My family, from my parents to Marieke’s parents to our children, love the fact that I write. Both our children now write and they are only 9 and 7. Summer was shortlisted in her school for her first effort so we are very proud of them as well.
What was one of the most surprising things you learned about yourself in creating your books?
That I can write gory stuff as easily as anything else. That I can write so much every day. That I am being read and enjoyed by people all around the world. That in itself is an amazing reward.
Do you have any suggestions to help others become a better writer? If so, what are they?
Find your own particular method for getting the job done - and stick to it. I like routine, which means I like writing for 10am to about 3pm. School hours is my best time to write now due to making it routine.
Other things I do is that I write an outline as not much more than an idea. This gives characters room to move and upset the balance that has settled in my head. Write the first draft from start to finish. Do not go back and edit. Let the characters dictate as much as they like.
I’ve had characters put themselves in holes that I did not know the answer to - until something else happened. I feel that if I don’t know what’s going to happen, then it will keep the reader guessing as well. It makes the writing of the novel exciting, which I hope transfers to the reading of it.
Take each comment from your beta readers seriously. Listen to what they have to say. There will be many out there who will think the same thing if you do make a necessary change.
Most importantly, grow a thick skin. There will be people out there that will not like your words. You WILL get that one star review sooner or later. It is the way of the world. When I got my one star review, I laughed.
Do you hear from your readers much? What kinds of things do they say
I love hearing from my readers, being that I am still a relatively new author. I am on Facebook, Twitter and run a blog, just so people can find me. The response I have been getting has been amazing. It’s invigorates my soul when I hear people talking about my book.
It makes me what to write more, as I feel as though people want to read them. Is there a better driver in the world than that?
What do you think makes a good story?
Excitement, tension, the element of surprise. If, as the writer, I am surprised by what is happening, then I believe that the reader has no choice but to be surprised as well. If I don’t know what going to happen, then I hope the reader is thrown through loops when they find out.
As a child, what did you want to do when you grew up?
There has always been an element in me that has written creatively.Even as an Information Technology professional, I wrote very good creative code. Code so creative that only I would interpret later on - nested loops within nested loops. Pages of code into a dozen lines. I did not do it to confuse everybody else. There was just a structure to it that I saw. Structure was something that everybody else seemed to miss.
That same structure carries through to writing novels I believe. Novel writing is a strange cross-over between strict structure and creative looseness. It’s a matter of being able to blend the two together into an interesting fashion.
Are you self published or do you have a publisher? If self published, what made you decide to go that route?
I self-published Long Lost Song as Marieke I felt it was time-sensitive.
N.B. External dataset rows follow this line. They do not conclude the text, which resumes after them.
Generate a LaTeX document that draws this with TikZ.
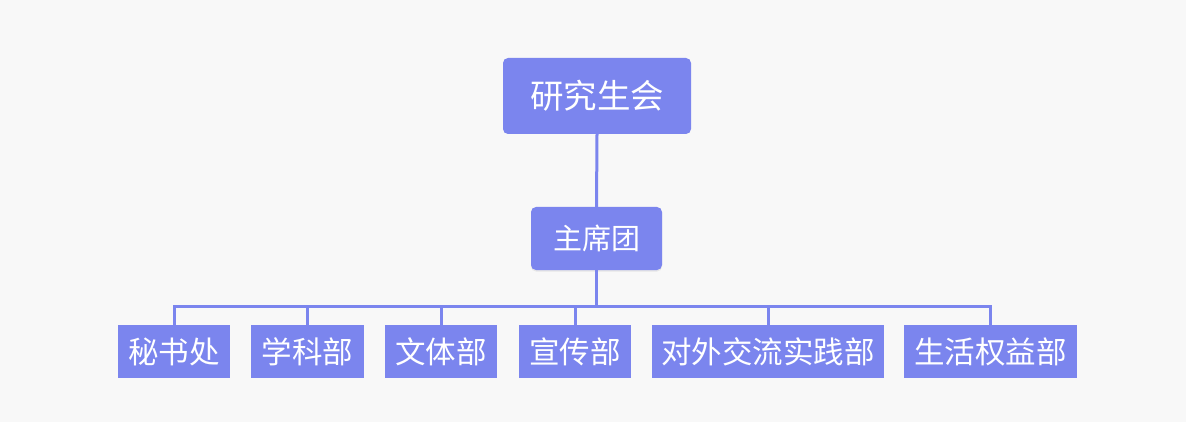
\documentclass[tikz,border=0pt]{standalone}
\usepackage{fontspec}
\newfontfamily\cjk{Noto Sans CJK SC}
\usetikzlibrary{shadows}
\definecolor{boxc}{HTML}{7B85EE}
\definecolor{bgc}{HTML}{F8F8F8}
\tikzset{
  x=1pt, y=-1pt,
  orgbox/.style={fill=boxc, draw=none, text=white, inner sep=0pt, align=center, font=\cjk\fontsize{30.5}{30.5}\selectfont},
  topbox/.style={orgbox, rounded corners=5pt, font=\cjk\fontsize{33.5}{33.5}\selectfont},
  midbox/.style={orgbox, rounded corners=5pt, font=\cjk\fontsize{29}{29}\selectfont, drop shadow={shadow xshift=0pt, shadow yshift=-1.5pt, opacity=0.15}},
  link/.style={draw=boxc, line width=3pt},
}
\begin{document}
\begin{tikzpicture}
\fill[bgc] (0,0) rectangle (1186,422);
\useasboundingbox (0,0) rectangle (1186,422);
\node[topbox, minimum width=188pt, minimum height=76pt] (top) at (597,96) {研究生会};
\node[midbox, minimum width=131pt, minimum height=63pt] (mid) at (596.5,238.5) {主席团};
\node[orgbox, minimum width=112pt, minimum height=53pt] (b1) at (174,351.5) {秘书处};
\node[orgbox, minimum width=113pt, minimum height=53pt] (b2) at (307.5,351.5) {学科部};
\node[orgbox, minimum width=112pt, minimum height=53pt] (b3) at (441,351.5) {文体部};
\node[orgbox, minimum width=112pt, minimum height=53pt] (b4) at (575,351.5) {宣传部};
\node[orgbox, minimum width=232pt, minimum height=53pt] (b5) at (768,351.5) {对外交流实践部};
\node[orgbox, minimum width=173pt, minimum height=53pt] (b6) at (990.5,351.5) {生活权益部};
\coordinate (bus) at (596.5,306);
\draw[link] (top.south) -- (mid.north);
\draw[link] (mid.south) -- (bus);
\draw[link] (b1.north) |- (bus);
\draw[link] (b6.north) |- (bus);
\draw[link] (b2.north) -- (b2.north |- bus);
\draw[link] (b3.north) -- (b3.north |- bus);
\draw[link] (b4.north) -- (b4.north |- bus);
\draw[link] (b5.north) -- (b5.north |- bus);
\end{tikzpicture}
\end{document}
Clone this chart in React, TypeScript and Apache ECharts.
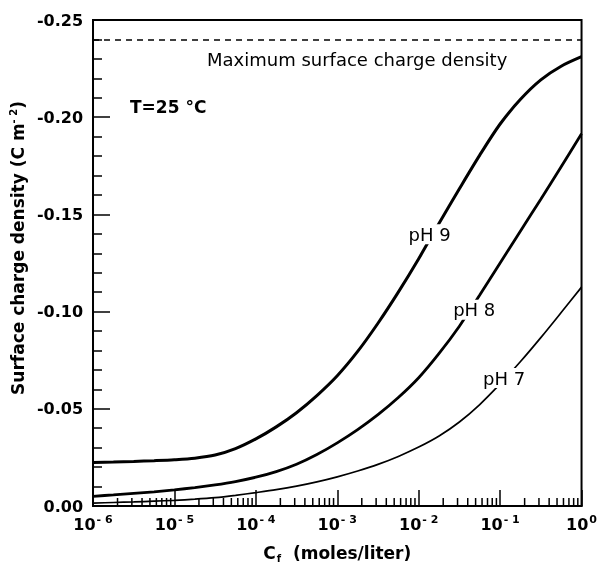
import React, { useEffect, useRef } from "react";
import * as echarts from "echarts";

// concentration (moles/liter), quarter-decade steps
const concentrations = [
  1e-6, 1.78e-6, 3.16e-6, 5.62e-6,
  1e-5, 1.78e-5, 3.16e-5, 5.62e-5,
  1e-4, 1.78e-4, 3.16e-4, 5.62e-4,
  1e-3, 1.78e-3, 3.16e-3, 5.62e-3,
  1e-2, 1.78e-2, 3.16e-2, 5.62e-2,
  1e-1, 1.78e-1, 3.16e-1, 5.62e-1,
  1,
];
// surface charge density (C m^-2)
const pH9 = [
  -0.0224, -0.0226, -0.0229, -0.0233,
  -0.0238, -0.0246, -0.0262, -0.0295,
  -0.0345, -0.0407, -0.048, -0.0568,
  -0.067, -0.0795, -0.094, -0.11,
  -0.1272, -0.1455, -0.1632, -0.1805,
  -0.1965, -0.2092, -0.2192, -0.2262,
  -0.2311,
];
const pH8 = [
  -0.005, -0.0057, -0.0065, -0.0073,
  -0.0083, -0.0095, -0.0109, -0.0126,
  -0.0148, -0.0177, -0.0215, -0.0265,
  -0.0325, -0.0393, -0.047, -0.0558,
  -0.066, -0.0785, -0.0925, -0.1085,
  -0.125, -0.1415, -0.1578, -0.1745,
  -0.1915,
];
const pH7 = [
  -0.0015, -0.0018, -0.0021, -0.0025,
  -0.0029, -0.0035, -0.0043, -0.0055,
  -0.0069, -0.0084, -0.0102, -0.0124,
  -0.015, -0.018, -0.0214, -0.0255,
  -0.0303, -0.036, -0.0432, -0.0522,
  -0.0628, -0.0743, -0.0866, -0.0995,
  -0.1126,
];
const maxDensity = -0.24;
const seriesNames = ["pH 9", "pH 8", "pH 7"];
// label anchors [concentration, density]
const labelPos: [number, number][] = [[0.0136, -0.1398], [0.0481, -0.101], [0.112, -0.0658]];
// log minor ticks (2..9 within each decade)
const minorTicks: number[] = [];
for (let d = -6; d < 0; d++) for (let k = 2; k <= 9; k++) minorTicks.push(k * Math.pow(10, d));

const FONT = "DejaVu Sans";

export default function App() {
  const ref = useRef<HTMLDivElement>(null);
  useEffect(() => {
    const chart = echarts.init(ref.current!, null, { renderer: "svg" });
    const all = [pH9, pH8, pH7];
    const widths = [3, 2.8, 1.7];
    const lineSeries = all.map((vals, i) => ({
      name: seriesNames[i],
      type: "line",
      data: vals.map((v, j) => [concentrations[j], v]),
      showSymbol: false,
      smooth: 0.3,
      lineStyle: { color: "#000", width: widths[i] },
      z: 3,
      markPoint: {
        symbol: "circle",
        symbolSize: 1,
        itemStyle: { color: "rgba(0,0,0,0)" },
        silent: true,
        z: 10,
        label: {
          show: true,
          position: "inside",
          formatter: seriesNames[i],
          color: "#000",
          fontFamily: FONT,
          fontSize: 18,
          backgroundColor: "#fff",
          padding: [1, 2],
        },
        data: [{ coord: labelPos[i] }],
      },
      markLine:
        i === 0
          ? {
              symbol: "none",
              silent: true,
              label: { show: false },
              lineStyle: { color: "#000", type: [6, 5], width: 1.5 },
              data: [{ yAxis: maxDensity }],
            }
          : undefined,
    }));
    chart.setOption({
      animation: false,
      grid: { left: 93, right: 16, top: 20, bottom: 59, show: true, borderColor: "#000", borderWidth: 2 },
      xAxis: {
        type: "log",
        logBase: 10,
        min: 1e-6,
        max: 1,
        name: "C{sub|f}  (moles/liter)",
        nameLocation: "middle",
        nameGap: 37,
        nameTextStyle: {
          fontFamily: FONT,
          fontWeight: "bold",
          fontSize: 17,
          color: "#000",
          rich: { sub: { fontFamily: FONT, fontWeight: "bold", fontSize: 10, padding: [10, 0, 0, 1], color: "#000" } },
        },
        axisLine: { lineStyle: { color: "#000", width: 2 } },
        axisTick: { inside: true, length: 16, lineStyle: { color: "#000", width: 1.5 } },
        minorTick: { show: false },
        splitLine: { show: false },
        axisLabel: {
          margin: 8,
          color: "#000",
          formatter: (v: number) => {
            const e = Math.round(Math.log10(v));
            return "{b|10}{s|" + (e === 0 ? "0" : "- " + -e) + "}";
          },
          rich: {
            b: { fontFamily: FONT, fontWeight: "bold", fontSize: 16, color: "#000" },
            s: { fontFamily: FONT, fontWeight: "bold", fontSize: 11, color: "#000", padding: [0, 0, 9, 1] },
          },
        },
      },
      yAxis: {
        type: "value",
        min: -0.25,
        max: 0,
        interval: 0.05,
        inverse: true,
        name: "Surface charge density (C m{sup|- 2})",
        nameLocation: "middle",
        nameGap: 66,
        nameTextStyle: {
          fontFamily: FONT,
          fontWeight: "bold",
          fontSize: 17,
          color: "#000",
          padding: [0, 0, 0, 30],
          rich: { sup: { fontFamily: FONT, fontWeight: "bold", fontSize: 10, padding: [0, 0, 9, 0], color: "#000" } },
        },
        axisLine: { lineStyle: { color: "#000", width: 2 } },
        axisTick: { inside: true, length: 17, lineStyle: { color: "#000", width: 1.5 } },
        minorTick: { show: true, splitNumber: 5, length: 9, lineStyle: { color: "#000", width: 1.5 } },
        splitLine: { show: false },
        axisLabel: {
          margin: 10,
          color: "#000",
          fontFamily: FONT,
          fontWeight: "bold",
          fontSize: 16,
          formatter: (v: number) => v.toFixed(2),
        },
      },
      graphic: [
        {
          type: "text",
          left: 207,
          top: 50,
          style: { text: "Maximum surface charge density", fontFamily: FONT, fontSize: 18, fill: "#000" },
        },
        {
          type: "text",
          left: 130,
          top: 98,
          style: { text: "T=25 °C", fontFamily: FONT, fontWeight: "bold", fontSize: 17, fill: "#000" },
        },
      ],
      series: [
        ...lineSeries,
        {
          type: "custom",
          silent: true,
          clip: false,
          data: minorTicks.map((v) => [v, 0]),
          encode: { x: 0, y: 1 },
          renderItem: (params: any, api: any) => {
            const p = api.coord([api.value(0), api.value(1)]);
            return {
              type: "line",
              shape: { x1: p[0], y1: p[1], x2: p[0], y2: p[1] - 8 },
              style: { stroke: "#000", lineWidth: 1.5 },
            };
          },
          z: 4,
        },
      ],
    });
    return () => chart.dispose();
  }, []);
  return <div ref={ref} style={{ position: "fixed", left: 0, top: 0, width: 600, height: 568 }} />;
}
By that, we felt that a key element of the novel may happen any day, and we did not want to lose our opportunity to give the world our viewpoint.
Also, Matthew Reilly showed the world that you can self-publish and still get a big name publisher later on. I wanted to show that I thought my words were good enough to be out there and maybe later on a publisher would agree with me.
The logic seems to be working as I have about 5 publishers interested in either reprinting Long Lost Song or trying to get my new stuff.